And in his sixty-third chapter , he rise to a still loftier height of morality. He says, “(It is the way of the Tao ) to act without (thinking of) acting, to conduct affairs without (feeling) the trouble of them; to taste without discerning any flavour, to consider the small as great, and the few as many, and to recompense injury with kindness.”
Here is the grand Christian precept, “Render to no man evil for evil. If thine enemy hunger, feed him; if he thirst, give him drink. Be not overcome with evil, but overcome evil with good.” We know that the maxim made some noise in its author’s lifetime; that the disciples of Confucius consulted him about it, and that he was unable to received it. It comes in with less important matters by virtue of the Taoistic “rule of contraries.” I have been surprised to find what little reference to it I have met with in the course of my Chinese reading.

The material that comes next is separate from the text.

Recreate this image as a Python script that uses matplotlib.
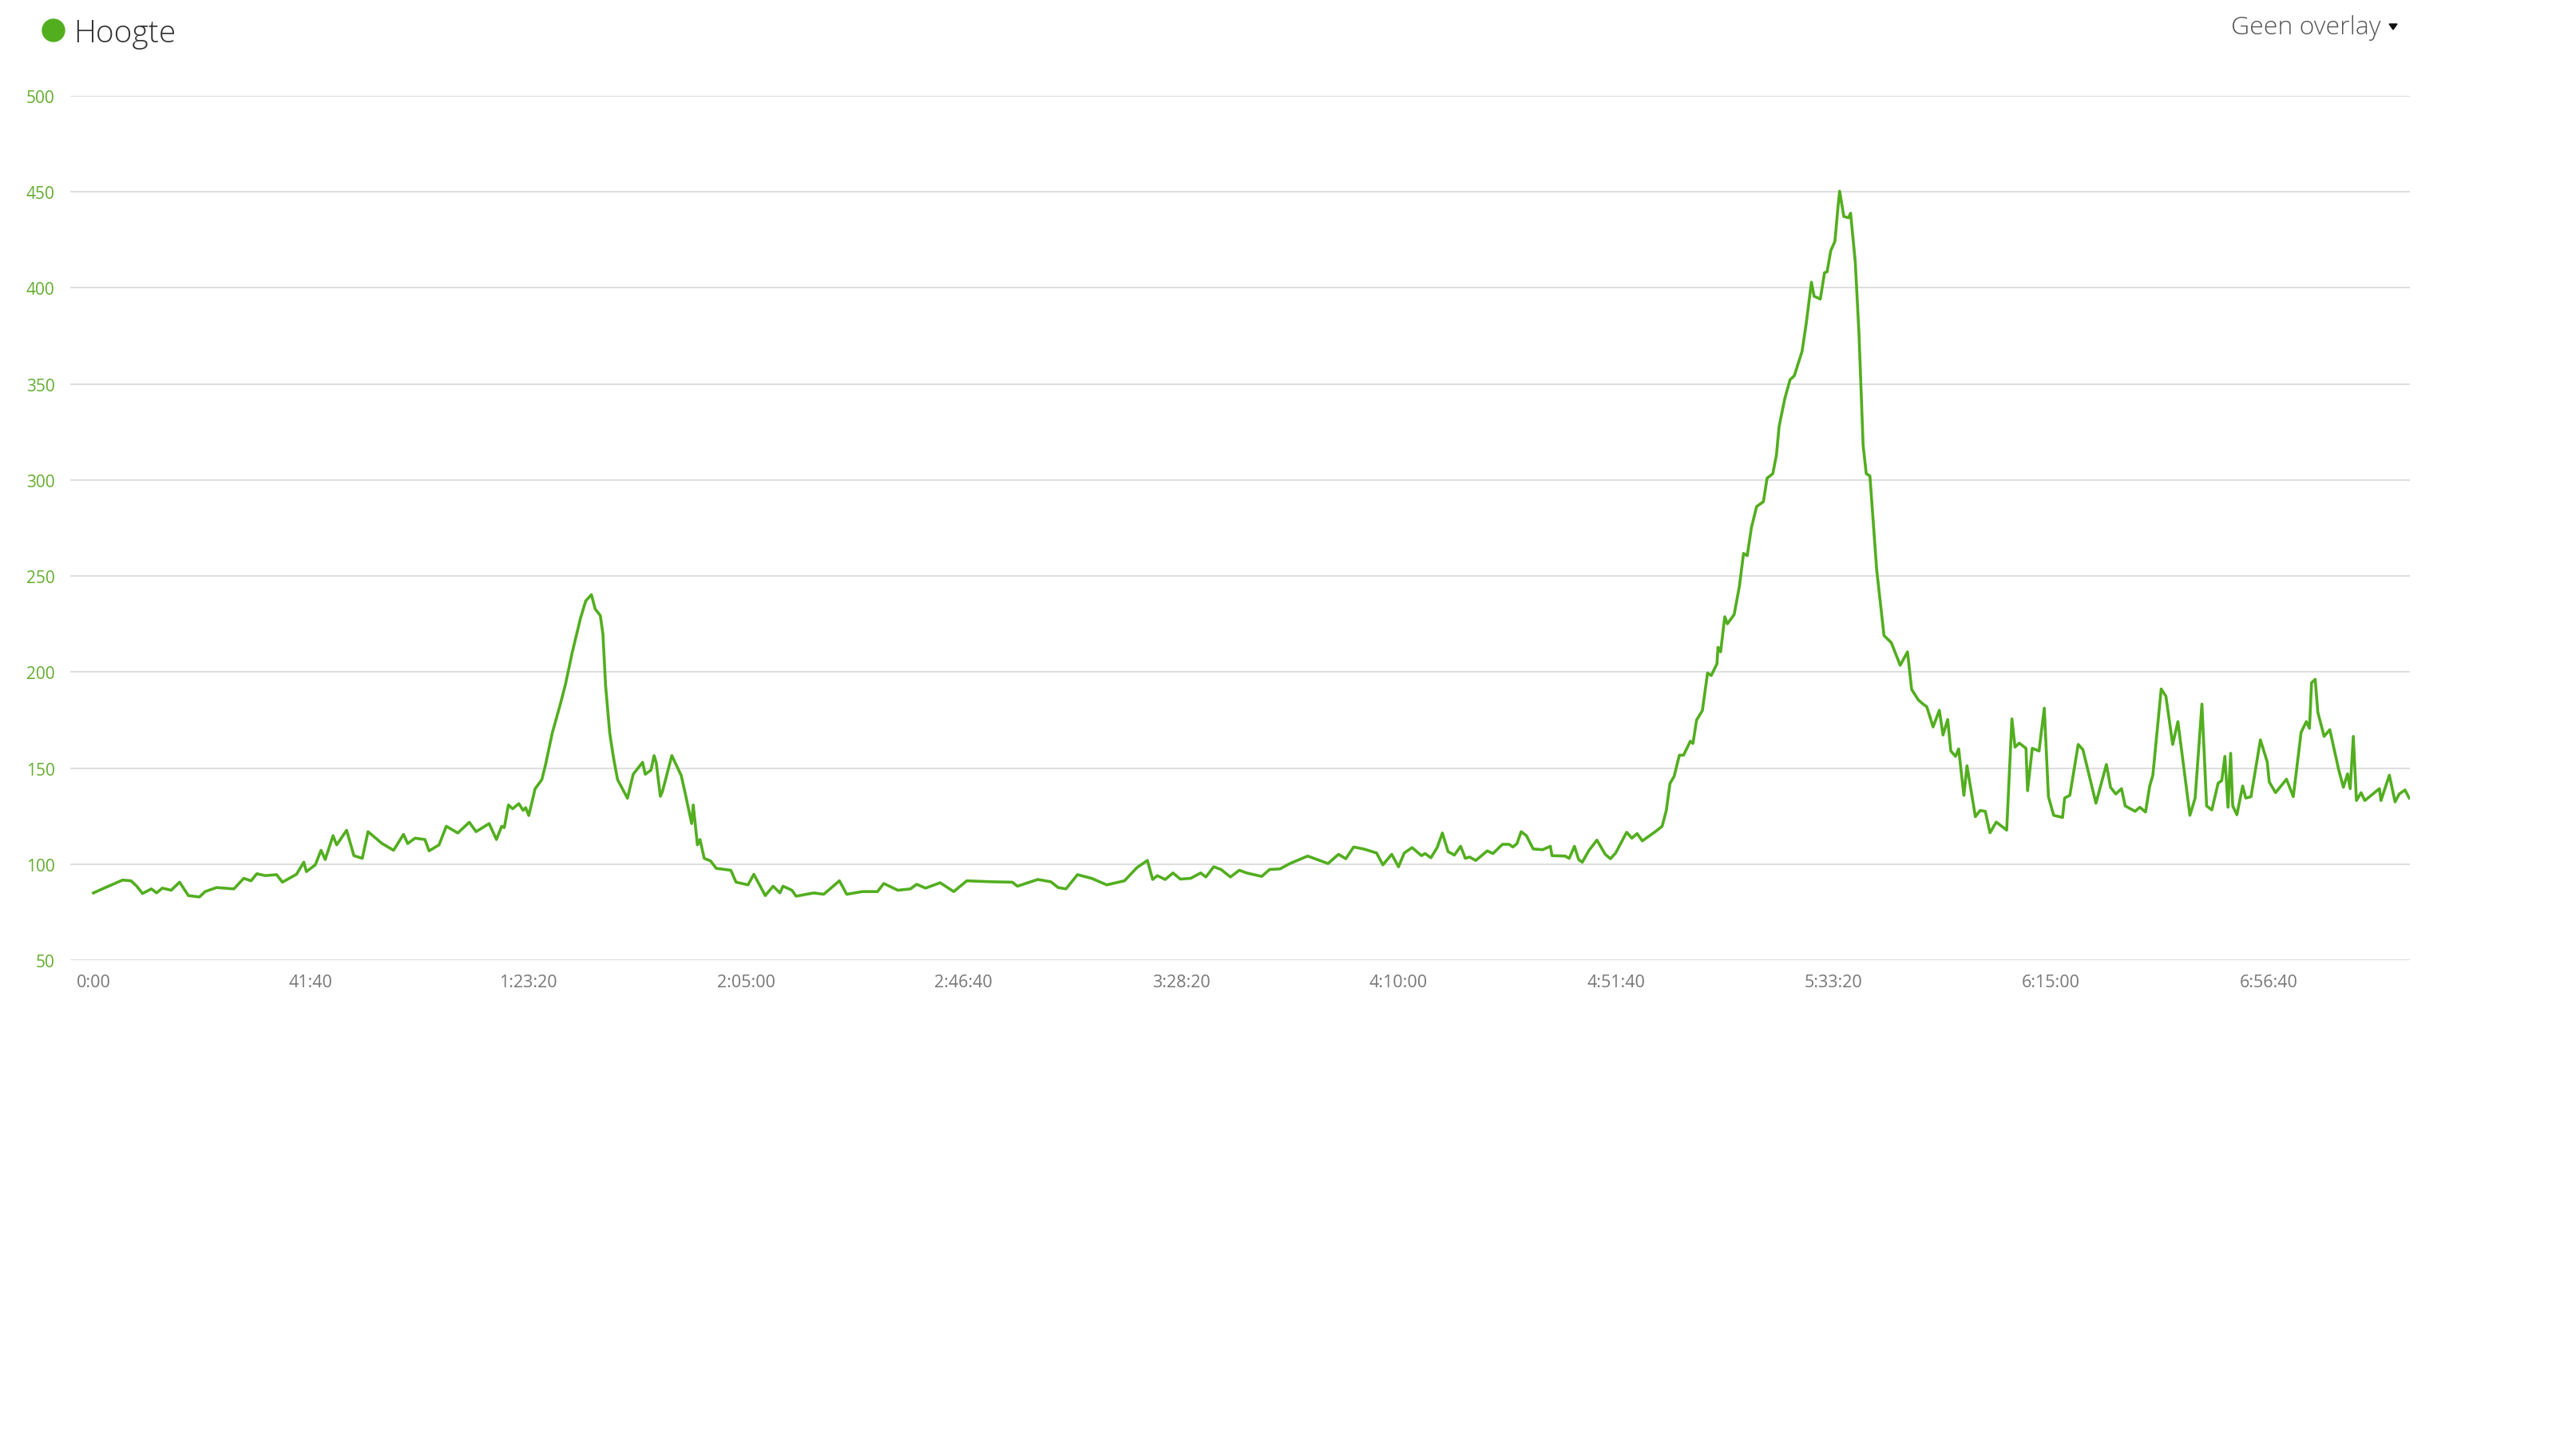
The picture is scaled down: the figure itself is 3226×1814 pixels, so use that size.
import matplotlib
matplotlib.use("Agg")
import matplotlib.pyplot as plt
from matplotlib.patches import Ellipse, Polygon
from matplotlib.ticker import FuncFormatter

# ---------------- data (elapsed minutes, elevation in m) ----------------
time_min = [
    0, 2.3, 5.6, 7.2, 8.3, 9.4, 11.1, 12.1, 13.2, 14.9, 16.5, 18.2, 20.3, 21.4,
    23.6, 26.9, 28.8, 30.2, 31.3, 32.9, 35.1, 36.2, 38.9, 40.3, 40.8, 42.5, 43.6,
    44.4, 45.9, 46.6, 48.5, 49.9, 51.5, 52.6, 55.3, 57.5, 59.4, 60.2, 61.6, 63.5,
    64.3, 66.2, 67.6, 69.8, 72.0, 73.3, 75.8, 77.2,
    78.2, 78.7, 79.5, 80.3, 81.5, 82.3, 82.8, 83.4, 84.6, 85.9, 86.6, 87.9, 89.4,
    90.4, 91.7, 93.3, 94.3, 95.4, 96.1, 97.1, 97.6, 98.1, 98.9, 99.6, 100.4, 102.3,
    103.4, 105.2, 105.7, 106.8, 107.4, 107.8, 108.6, 109.0, 110.8, 112.6, 113.4,
    114.6, 114.9, 115.7, 116.2, 117.0, 118.2, 119.3, 122.1, 123.1, 125.4, 126.5,
    128.7, 130.2, 131.5, 132.1, 133.8, 134.6,
    138.0, 139.9, 142.9, 144.3, 147.3, 150.2, 151.4, 154.1, 156.5, 157.7, 159.4,
    162.2, 164.8, 167.3, 172.1, 176.0, 177.0, 180.9, 183.4, 184.8, 186.3, 188.5,
    191.2, 194.1, 197.5, 199.9, 201.9, 202.9, 203.8, 205.3, 206.8, 208.2, 210.2,
    212.1, 213.1, 214.6, 216.0, 217.8, 219.5, 220.9, 223.8, 225.3, 227.3, 229.2,
    232.6, 236.5, 238.5, 239.9, 241.4, 243.3, 245.8, 247.0, 248.7, 250.0, 251.1,
    252.6,
    254.4, 255.1, 256.2, 257.4, 258.4, 259.5, 260.7, 261.9, 262.8, 263.6, 264.8,
    267.0, 268.1, 269.9, 271.2, 271.9, 272.7, 273.5, 274.5, 275.8, 277.6, 279.1,
    279.4, 281.9, 282.7, 283.7, 284.5, 285.2, 286.5, 288.0, 289.6, 290.6, 291.6,
    293.7, 294.7, 295.7, 296.7, 299.2, 300.5, 301.3,
    302.0, 302.8, 303.8, 304.6, 305.9, 306.4, 307.1, 308.2, 309.2, 309.9, 311.0,
    311.2, 311.7, 312.5, 313.0, 314.3, 315.3, 316.1, 316.8, 317.6, 318.6, 319.9,
    320.6, 321.7, 322.4, 322.9, 324.0, 325.0, 325.8, 327.3, 328.1, 329.1, 329.6,
    330.8, 331.6, 332.1, 332.8, 333.6, 334.2, 334.5, 335.3, 336.2, 336.6, 337.5,
    338.2, 339.0, 339.6, 340.3, 341.6, 343.0, 344.4,
    346.1, 347.5, 348.3, 349.6, 350.5, 351.2, 352.4, 353.6, 354.3, 355.2, 355.8,
    356.7, 357.3, 358.3, 358.9, 360.5, 361.4, 362.4, 363.3, 364.5, 366.5, 367.5,
    368.1, 368.9, 370.2, 370.5, 371.4, 372.7, 373.7, 374.5, 375.5, 377.2, 377.6,
    378.6, 380.2, 381.1, 383.6, 385.6, 386.4, 387.4, 388.5, 389.2, 391.1, 392.0,
    393.1, 393.9, 394.5, 396.1, 397.0, 398.3, 399.3, 401.6, 402.6, 403.9, 404.8,
    405.8, 407.0, 407.7, 408.3, 408.9, 409.4, 409.8, 410.6, 411.7, 412.3, 413.3,
    415.1, 416.4, 416.8, 418.0, 420.1, 421.4, 422.9, 423.9, 424.5, 424.9, 425.6,
    426.1, 427.3, 428.4, 430.1, 431.0, 431.8, 432.3, 432.9, 433.5, 434.4, 435.1,
    437.9, 438.2, 439.8, 440.9, 441.7, 442.8, 443.6,
]
elevation_m = [
    85.0, 87.8, 91.7, 91.3, 88.5, 84.7, 87.1, 85.0, 87.5, 86.4, 90.6, 83.6, 82.9,
    85.7, 87.8, 87.1, 92.6, 91.3, 95.0, 94.0, 94.5, 90.6, 94.7, 101, 96.1, 99.6,
    107.2, 102.4, 114.8, 110, 117.6, 104.4, 103, 116.9, 110.7, 107.2, 115.5, 110.7,
    113.5, 112.8, 106.9, 110, 119.7, 116.2, 121.8, 116.9, 121.1, 112.8,
    119.7, 119, 130.8, 128.8, 131.5, 128, 129.4, 125.3, 139.2, 144, 151.7, 168.3,
    182.9, 193.3, 210, 228, 237, 240.3, 232.9, 229.4, 219.7, 193.3, 168.3, 155.8,
    144, 134.3, 146.8, 153, 146.8, 148.9, 156.5, 153, 135.3, 137.8, 156.5, 146.1,
    136.4, 121.1, 130.8, 110, 112.8, 103, 101.7, 97.8, 96.8, 90.6, 89.2, 94.7,
    83.6, 88.5, 85, 88.5, 86.4, 83.3,
    85, 84.3, 91.3, 84.3, 85.7, 85.7, 89.9, 86.4, 87.1, 89.5, 87.5, 90.3, 85.7,
    91.3, 90.8, 90.6, 88.5, 92, 90.8, 87.8, 87.1, 94.5, 92.6, 89.2, 91.3, 98.2,
    101.9, 92, 94, 92, 95.4, 92.2, 92.6, 95.4, 93.3, 98.6, 97.2, 93.3, 96.8, 95.4,
    93.6, 97.2, 97.5, 100.3, 104.2, 100.3, 105.1, 102.8, 108.9, 107.9, 105.8,
    99.6, 105.1, 98.6, 105.8, 108.6,
    104.4, 105.5, 103.3, 108.6, 116.2, 106.5, 104.7, 109.3, 103, 103.7, 101.9,
    106.9, 105.5, 110.3, 110.3, 108.9, 110.7, 116.9, 114.8, 107.9, 107.5, 109.3,
    104.4, 104.2, 103, 109.3, 102.4, 101, 107.2, 112.5, 105.1, 102.8, 105.8,
    116.6, 113.5, 115.9, 112.1, 116.9, 119.7, 128,
    142, 145.7, 156.7, 156.7, 164, 162.8, 175, 179.9, 199.5, 198.2, 204.3, 212.9,
    210.5, 228.8, 225.1, 230, 244.7, 261.8, 260.6, 275.2, 286.2, 288.7, 300.9,
    303.3, 313.1, 327.8, 342.4, 352.2, 354.2, 366.9, 381.5, 403, 395.7, 394.2,
    407.9, 408.4, 419.4, 424.3, 442.6, 450.4, 437.2, 436.5, 438.9, 413.3, 376.6,
    318, 303.3, 302.1, 253.2, 219, 215.3,
    203.5, 210.5, 190.9, 185.4, 183.3, 181.9, 171.4, 180.1, 167.2, 175.3, 158.9,
    156.1, 160, 135.8, 151.2, 124.7, 127.9, 127.5, 116.3, 121.9, 117.7, 175.6,
    160.9, 163, 160.3, 138.2, 160.3, 158.9, 181.2, 135.1, 125.4, 124.3, 134.4,
    135.8, 162.3, 159.6, 131.7, 151.9, 140, 136.5, 139.3, 130.3, 127.5, 129.6,
    127.1, 140.7, 146.3, 191.2, 187.4, 162.3, 174.2, 125.4, 134.4, 183.3, 130.3,
    128.2, 142.1, 143.5, 156.1, 129.6, 157.7, 130.3, 125.7, 140.7, 134.4, 135.1,
    164.7, 153.3, 142.8, 137.2, 144.2, 135.1, 168.6, 174.2, 170.7, 194.4, 196.2,
    179.1, 166.5, 170, 149.1, 140, 147, 139.3, 166.5, 133.1, 137.2, 133.1,
    139.3, 133.1, 146.3, 132.4, 136.5, 138.6, 134.4,
]
y_ticks = [50, 100, 150, 200, 250, 300, 350, 400, 450, 500]
x_tick_seconds = [0, 2500, 5000, 7500, 10000, 12500, 15000, 17500, 20000, 22500, 25000]
series_label = "Hoogte"
overlay_label = "Geen overlay"

# ---------------- styling ----------------
W, H = 3226, 1815
LINE_GREEN = "#52ae1f"
TICK_GREEN = "#63ad2f"
GRID = "#dedede"
FONT = ["Open Sans", "DejaVu Sans"]
plt.rcParams["font.family"] = FONT

fig = plt.figure(figsize=(W / 100, H / 100), dpi=100)
fig.patch.set_facecolor("white")

def fx(px):
    return px / W

def fy(py):
    return 1 - py / H

ax_left, ax_right = 88, 3018
ax_top, ax_bottom = 121, 1203
ax = fig.add_axes([fx(ax_left), fy(ax_bottom), fx(ax_right - ax_left), (ax_bottom - ax_top) / H])

t_sec = [t * 60 for t in time_min]
ax.plot(t_sec, elevation_m, color=LINE_GREEN, lw=2.6, solid_joinstyle="round", zorder=3)

# x range: grid extends slightly left of the first sample
sec_per_px = 2500 / 272.4
ax.set_xlim(-(117 - ax_left) * sec_per_px, (ax_right - 117) * sec_per_px)
ax.set_ylim(50, 500)
ax.set_yticks(y_ticks)
ax.set_xticks(x_tick_seconds)

def fmt_time(s, pos=None):
    s = int(round(s))
    h, rem = divmod(s, 3600)
    m, sec = divmod(rem, 60)
    if h > 0:
        return f"{h}:{m:02d}:{sec:02d}"
    return f"{m}:{sec:02d}"

ax.xaxis.set_major_formatter(FuncFormatter(fmt_time))
ax.grid(axis="y", color=GRID, lw=1.4, zorder=0)
ax.grid(axis="x", visible=False)
for sp in ax.spines.values():
    sp.set_visible(False)
ax.tick_params(axis="both", length=0)
ax.tick_params(axis="y", colors=TICK_GREEN, labelsize=15, pad=14)
ax.tick_params(axis="x", colors="#777777", labelsize=15.5, pad=12)
for lbl in ax.get_yticklabels():
    lbl.set_color(TICK_GREEN)
ax.set_facecolor("white")

# legend-like header
fig.patches.append(Ellipse((fx(67), fy(39)), width=28 / W, height=28 / H,
                           transform=fig.transFigure, color=LINE_GREEN, zorder=5))
fig.text(fx(92), fy(53), series_label, fontsize=28, color="#333333",
         fontweight="light", ha="left", va="baseline")

fig.text(fx(2982), fy(43), overlay_label, fontsize=23, color="#555555",
         fontweight="light", ha="right", va="baseline")
fig.patches.append(Polygon([(fx(2992), fy(31)), (fx(3002), fy(31)), (fx(2997), fy(38))],
                           closed=True, transform=fig.transFigure, color="#111111"))

fig.savefig("out.png", dpi=100, facecolor="white")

I do not think that Chuang-tzŭ takes notice of it to illustrate it after his fashion. There, however, it is in the Tao Te Ching . The fruit of it has yet to be developed.
Second, Lao laid down the same rule for the policy of the state as for the life of the individual. He says in his sixty-first chapter , “What makes a state great is its being like a low-lying, down-flowing stream;—it becomes the centre to which tend all (the small states) under heaven.” He then uses an illustration which will produce a smile:—“Take the case of all females. The female always overcomes the male by her stillness. Stillness may be considered (a sort of) abasement.” Resuming his subject, he adds, “Thus it is that a great state, by condescending to small states, gains them for itself; and that small states, by abasing themselves to a great state, win it over to them. In the one case the abasement tends to gaining adherents; in the other case, to procuring favour. The great state only wishes to unite men together and nourish them; a small state only wishes to be received by, and to serves, the other. Each gets what it desires, but the great state must learn to abase itself.”